Looking at the parish today, it seems difficult to imagine that it was an important industrial area for six hundred years. The reason for the pre-eminence of Pensford was its market, developed on the back of the textile industry. By the end of the 14th Century, the market was the most important in North Somerset and Pensford had entered into a period of great prosperity.
It has been called “a boom town of the middle ages “and in 1537 the clothiers of Pensford were paying by far the largest amounts of tax in the Keynsham Hundred.
Inevitably, the periods of great prosperity were followed by recession.
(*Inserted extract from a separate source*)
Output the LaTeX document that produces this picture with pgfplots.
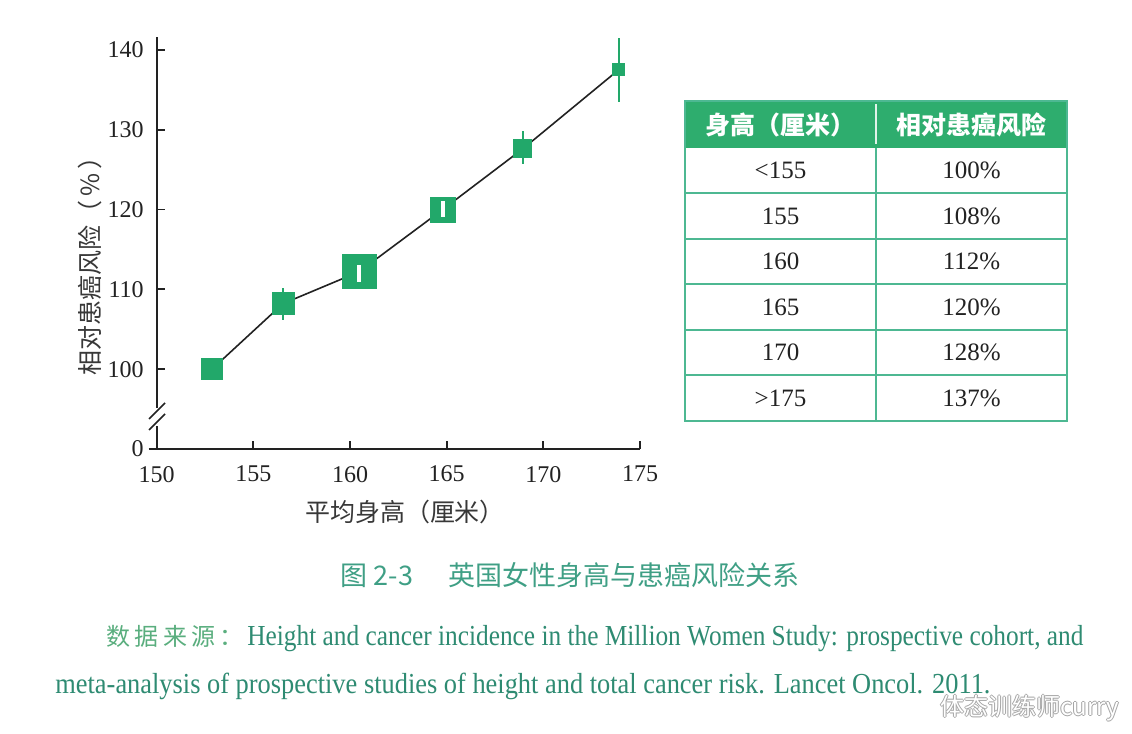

By the middle of the 17th Century the broadcloth for which this part of the West country was famous had gone out of fashion and the mills were lying idle. However by the last quarter of the 17th Century a small industry producing iron pots and pans had started at the Mill at Church Farm, Publow, and by 1715 the first lease for the same mill was signed and the production of copper ware was begun. This would last until 1868 when the extraction of water by the Bristol Water Company from the River Chew reduced the flow of water sufficiently to kill off the mills.
The road, which was the main road from Bristol and the north to the south coast, itself, provided work for many. There were at least two large posting inns in Pensford the Rising Sun and the George and Dragon and innumerable taverns. The servicing of horse drawn vehicles and the care of the horses alone employed many. Huge wagons from the south, carrying stone and timber for the building of Bristol, hauled by teams of eight of sixteen horses would pass through and stop at Pensford.
Coal was always important in the parish. From earliest times, surface extraction of coal had been carried out, then ring pits were dug and the coal was extracted using a chain and windlass. Some of these pits were very deep and dark stains remain in the fields where they were filled in. It was not until 1911 that the first shaft for coal was sunk at Pensford Colliery. It was the first pit to install pithead baths. The pit closed down in 1957.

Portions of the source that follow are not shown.